Earth and Environmental Sciences


Finalist Names:
Singley, Mattie (School: Brush High School)
Stratman, Emily (School: Brush High School)

This project in its present form is the result of a simplified method to analytically measure ground-level ozone in the atmosphere in our rural town at low temperatures. The researchers hypothesized that at the peak heat of the day, at locations such as gas stations, factories, and parking lots full of idle cars will have higher ozone concentrations than those at any other time of the day at any other location. The researchers built a homemade vacuum pumping system to bubble air from ground-level locations through a diluted potassium iodide (KI) solution. The researchers took readings from five different locations that included a gas station, factory, house in the country, house in town, and our high school parking lot. The researchers took readings at three different times for each location to determine the relationship that temperature has on ozone concentrations.
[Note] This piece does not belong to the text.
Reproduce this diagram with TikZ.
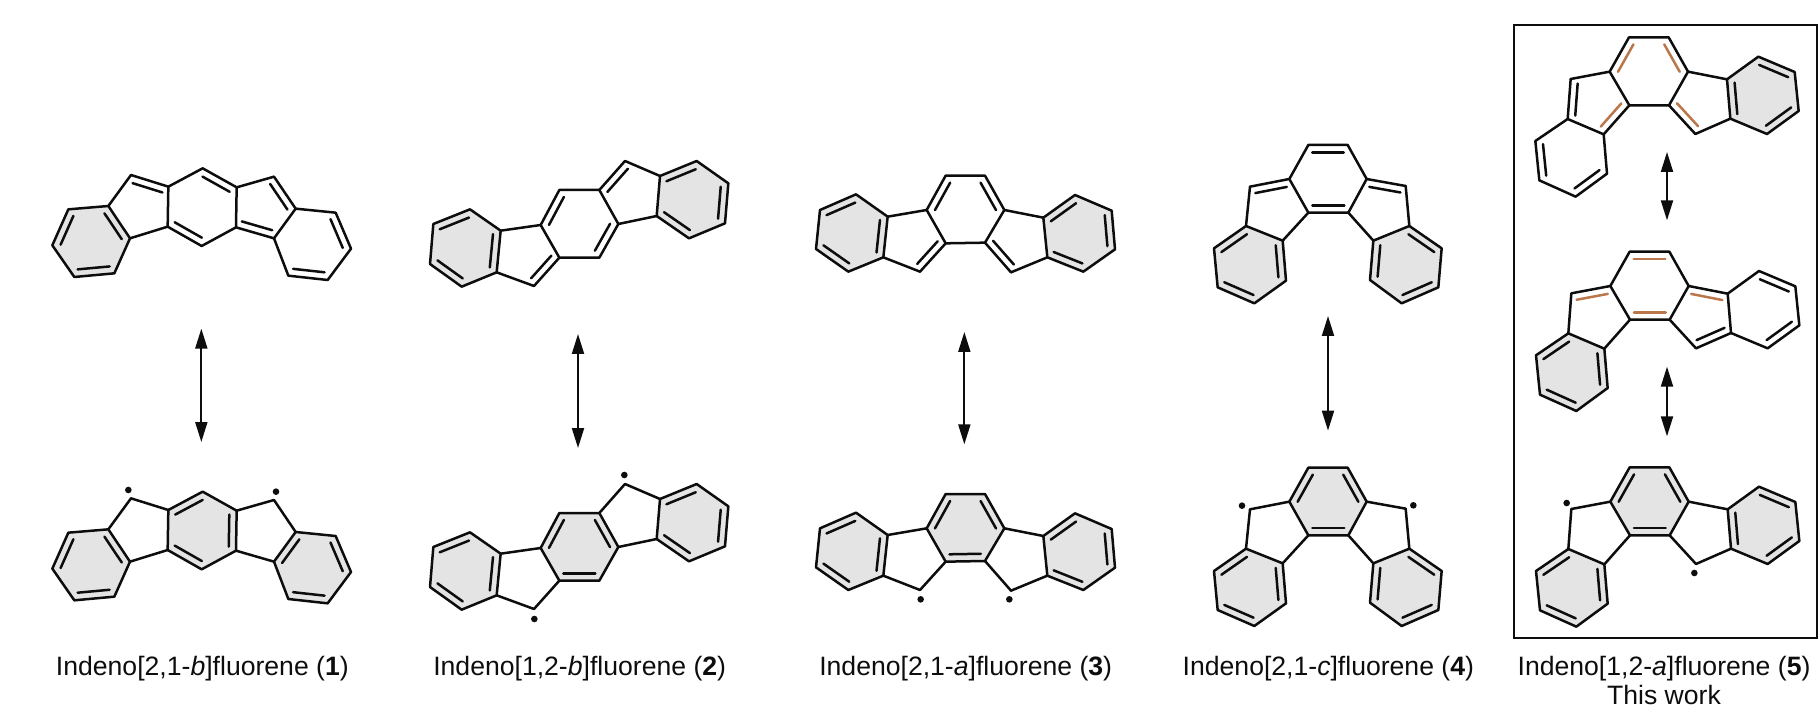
\documentclass[tikz,border=0pt]{standalone}
\usepackage{fontspec}
\setmainfont{Liberation Sans}
\usetikzlibrary{calc,arrows.meta}
\definecolor{ringgrey}{HTML}{E4E4E4}
\definecolor{orangebond}{HTML}{B9774B}
\definecolor{ink}{HTML}{0D0D0D}
\tikzset{
  bond/.style={draw=ink,line width=1.25pt,line join=round,line cap=round},
  hl/.style={bond,draw=orangebond},
  ringfill/.style={fill=ringgrey},
  reso/.style={draw=ink,line width=1pt,{Triangle[length=10pt,width=6pt]}-{Triangle[length=10pt,width=6pt]}},
  lab/.style={anchor=base,inner sep=0pt,font=\fontsize{13.3pt}{16pt}\selectfont,text=ink},
  spin/.style={fill=ink}
}
% atoms
\newcommand\setgeom[2]{\foreach \n/\x/\y in {#2}{\coordinate (#1\n) at (\x,\y);}}
\newcommand\geomA[1]{\setgeom{#1}{a/115/178,b/235/168,c/300/265,d/253/370,e/133/381,f/67/286,i/303/75,g/415/110,h/413/230,j/518/55,k/620/112,l/618/232,m/515/288,n/732/80,o/797/176,p/732/265,q/917/188,r/963/296,s/893/390,t/775/377}}
\newcommand\geomB[1]{\setgeom{#1}{a/70/222,b/180/178,c/272/242,d/260/367,e/155/410,f/60/342,g/392/225,h/448/323,i/372/408,j/448/120,k/568/120,l/625/222,m/568/323,n/645/33,o/750/78,p/740/198,q/860/33,r/955/100,s/945/220,t/837/265}}
\newcommand\geomC[1]{\setgeom{#1}{a/60/150,b/168/103,c/263/170,d/250/292,e/145/335,f/48/267,g/380/150,h/437/250,i/360/335,j/437/47,k/555/47,l/613/150,m/555/248,o/730/173,p/742/292,n/633/337,q/825/105,r/935/152,s/945/268,t/850/335}}
\newcommand\geomD[1]{\setgeom{#1}{a/42/355,b/138/288,c/248/332,d/258/452,e/163/520,f/53/472,i/150/170,g/268/147,h/325/248,j/325/45,k/443/45,l/500/147,m/445/248,n/617/168,o/628/288,p/520/332,q/725/355,r/715/472,s/605/520,t/510/450}}
\newcommand\geomE[1]{\setgeom{#1}{a/76/363,b/173/297,c/281/343,d/291/461,e/197/530,f/88/481,i/182/177,g/299/155,h/358/256,j/357/52,k/476/52,l/534/155,m/477/256,o/651/178,p/661/296,n/556/342,q/745/110,r/854/156,s/866/273,t/771/342}}
% rings
\newcommand\ring[4]{\path[#1] (#2#3) \foreach \v in {#4}{-- (#2\v)} -- cycle;}
\newcommand\fillHL[1]{\ring{ringfill}{#1}{a}{b,c,d,e,f}}
\newcommand\fillC[1]{\ring{ringfill}{#1}{g}{j,k,l,m,h}}
\newcommand\fillHR[1]{\ring{ringfill}{#1}{o}{q,r,s,t,p}}
\newcommand\skel[2]{%
  \ring{bond}{#1}{a}{b,c,d,e,f}
  \ring{bond}{#1}{g}{j,k,l,m,h}
  \ring{bond}{#1}{o}{q,r,s,t,p}
  \foreach \a/\b in {#2}{\draw[bond] (#1\a) -- (#1\b);}}
\newcommand\dbl[3]{\foreach \a/\b in {#3}{\draw[#1] ($(#2\a)!.1!(#2\b)!3.65pt!-90:(#2\b)$) -- ($(#2\b)!.1!(#2\a)!3.65pt!90:(#2\a)$);}}
\begin{document}
\begin{tikzpicture}[x=0.166667pt,y=-0.166667pt]
\useasboundingbox (0,0) rectangle (5460,2118);
% ---------- molecule 1
\begin{scope}[shift={(90,450)}]\geomA{Pa}\end{scope}
\fillHL{Pa}
\skel{Pa}{b/i,i/g,h/c,k/n,n/o,p/l}
\dbl{bond}{Pa}{f/a,b/c,d/e,i/g,j/k,m/h,n/o,p/l,q/r,s/t}
\begin{scope}[shift={(90,1420)}]\geomA{Pb}
\fill[spin] (295,50) circle[radius=1.65pt];
\fill[spin] (738,55) circle[radius=1.65pt];
\end{scope}
\fillHL{Pb}\fillC{Pb}\fillHR{Pb}
\skel{Pb}{b/i,i/g,h/c,k/n,n/o,p/l}
\dbl{bond}{Pb}{f/a,b/c,d/e,g/j,k/l,m/h,p/o,q/r,s/t}
% ---------- molecule 2
\begin{scope}[shift={(1230,450)}]\geomB{Qa}\end{scope}
\fillHL{Qa}\fillHR{Qa}
\skel{Qa}{c/g,h/i,i/d,k/n,n/o,p/l}
\dbl{bond}{Qa}{a/b,c/d,e/f,h/i,g/j,l/m,k/n,o/q,r/s,t/p}
\begin{scope}[shift={(1230,1419)}]\geomB{Qb}
\fill[spin] (643,6) circle[radius=1.65pt];
\fill[spin] (373,438) circle[radius=1.65pt];
\end{scope}
\fillHL{Qb}\fillC{Qb}\fillHR{Qb}
\skel{Qb}{c/g,h/i,i/d,k/n,n/o,p/l}
\dbl{bond}{Qb}{a/b,c/d,e/f,g/j,k/l,m/h,o/q,r/s,t/p}
% ---------- molecule 3
\begin{scope}[shift={(2400,480)}]\geomC{Ra}\end{scope}
\fillHL{Ra}\fillHR{Ra}
\skel{Ra}{c/g,h/i,i/d,l/o,p/n,n/m}
\dbl{bond}{Ra}{a/b,c/d,e/f,g/j,k/l,h/i,n/m,o/q,r/s,t/p}
\begin{scope}[shift={(2400,1435)}]\geomC{Rb}
\fill[spin] (362,363) circle[radius=1.65pt];
\fill[spin] (628,363) circle[radius=1.65pt];
\end{scope}
\fillHL{Rb}\fillC{Rb}\fillHR{Rb}
\skel{Rb}{c/g,h/i,i/d,l/o,p/n,n/m}
\dbl{bond}{Rb}{a/b,c/d,e/f,g/j,k/l,m/h,o/q,r/s,t/p}
% ---------- molecule 4
\begin{scope}[shift={(3600,390)}]\geomD{Sa}\end{scope}
\fillHL{Sa}\fillHR{Sa}
\skel{Sa}{i/g,h/c,b/i,l/n,n/o,p/m}
\dbl{bond}{Sa}{i/g,m/h,j/k,l/n,a/b,c/d,e/f,o/q,r/s,t/p}
\begin{scope}[shift={(3600,1358)}]\geomD{Sb}
\fill[spin] (126,159) circle[radius=1.65pt];
\fill[spin] (640,158) circle[radius=1.65pt];
\end{scope}
\fillHL{Sb}\fillC{Sb}\fillHR{Sb}
\skel{Sb}{i/g,h/c,b/i,l/n,n/o,p/m}
\dbl{bond}{Sb}{g/j,k/l,m/h,a/b,c/d,e/f,o/q,r/s,t/p}
% ---------- molecule 5
\begin{scope}[shift={(4530,60)}]\geomE{Ta}\end{scope}
\fillHR{Ta}
\skel{Ta}{i/g,h/c,b/i,l/o,p/n,n/m}
\dbl{bond}{Ta}{b/i,f/a,d/e,p/o,q/r,s/t}
\dbl{hl}{Ta}{g/j,k/l,h/c,n/m}
\begin{scope}[shift={(4532,703)}]\geomE{Tb}\end{scope}
\fillHL{Tb}
\skel{Tb}{i/g,h/c,b/i,l/o,p/n,n/m}
\dbl{bond}{Tb}{p/n,q/r,s/t,a/b,c/d,e/f}
\dbl{hl}{Tb}{i/g,j/k,m/h,l/o}
\begin{scope}[shift={(4532,1350)}]\geomE{Tc}
\fill[spin] (168,159) circle[radius=1.65pt];
\fill[spin] (551,369) circle[radius=1.65pt];
\end{scope}
\fillHL{Tc}\fillC{Tc}\fillHR{Tc}
\skel{Tc}{i/g,h/c,b/i,l/o,p/n,n/m}
\dbl{bond}{Tc}{g/j,k/l,m/h,a/b,c/d,e/f,p/o,q/r,s/t}
% ---------- resonance arrows
\foreach \nm/\x/\ya/\yb in {one/604/986/1326,two/1734/1002/1344,three/2893/996/1333,four/3984/948/1292,fivea/5001/456/661,fiveb/5001/1100/1309}{
  \coordinate (\nm t) at (\x,\ya);
  \coordinate (\nm b) at (\x,\yb);
  \draw[reso] (\nm t) -- (\nm b);
}
% ---------- frame
\coordinate (frameA) at (4542,75);
\coordinate (frameB) at (5451,1915);
\draw[draw=ink,line width=1.1pt] (frameA) rectangle (frameB);
% ---------- labels
\node[lab] (lab1) at (607,2025) {Indeno[2,1-\textit{b}]fluorene (\textbf{1})};
\node[lab] (lab2) at (1739,2025) {Indeno[1,2-\textit{b}]fluorene (\textbf{2})};
\node[lab] (lab3) at (2897,2025) {Indeno[2,1-\textit{a}]fluorene (\textbf{3})};
\node[lab] (lab4) at (3985,2025) {Indeno[2,1-\textit{c}]fluorene (\textbf{4})};
\node[lab] (lab5) at (4992,2025) {Indeno[1,2-\textit{a}]fluorene (\textbf{5})};
\node[lab] (lab6) at (4992,2112) {This work};
\end{tikzpicture}
\end{document}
A diluted starch solution was added to and then acidified each and placed them into zero-degree Celsius ice baths. After icing for 10 minutes, they were removed from the ice and placed in a cuvette to set at 25 degrees Celsius or room temperature before data was collected using a spectrophotometer. Ozone concentrations were highest at 12:00 pm for each location and lowest at 8:00 am. The researchers concluded that the gas station, high school parking lot, and the beet factory had the highest concentrations of ozone at the peak heat of the day because of the heavy air waste produced by car traffic and factory pollution.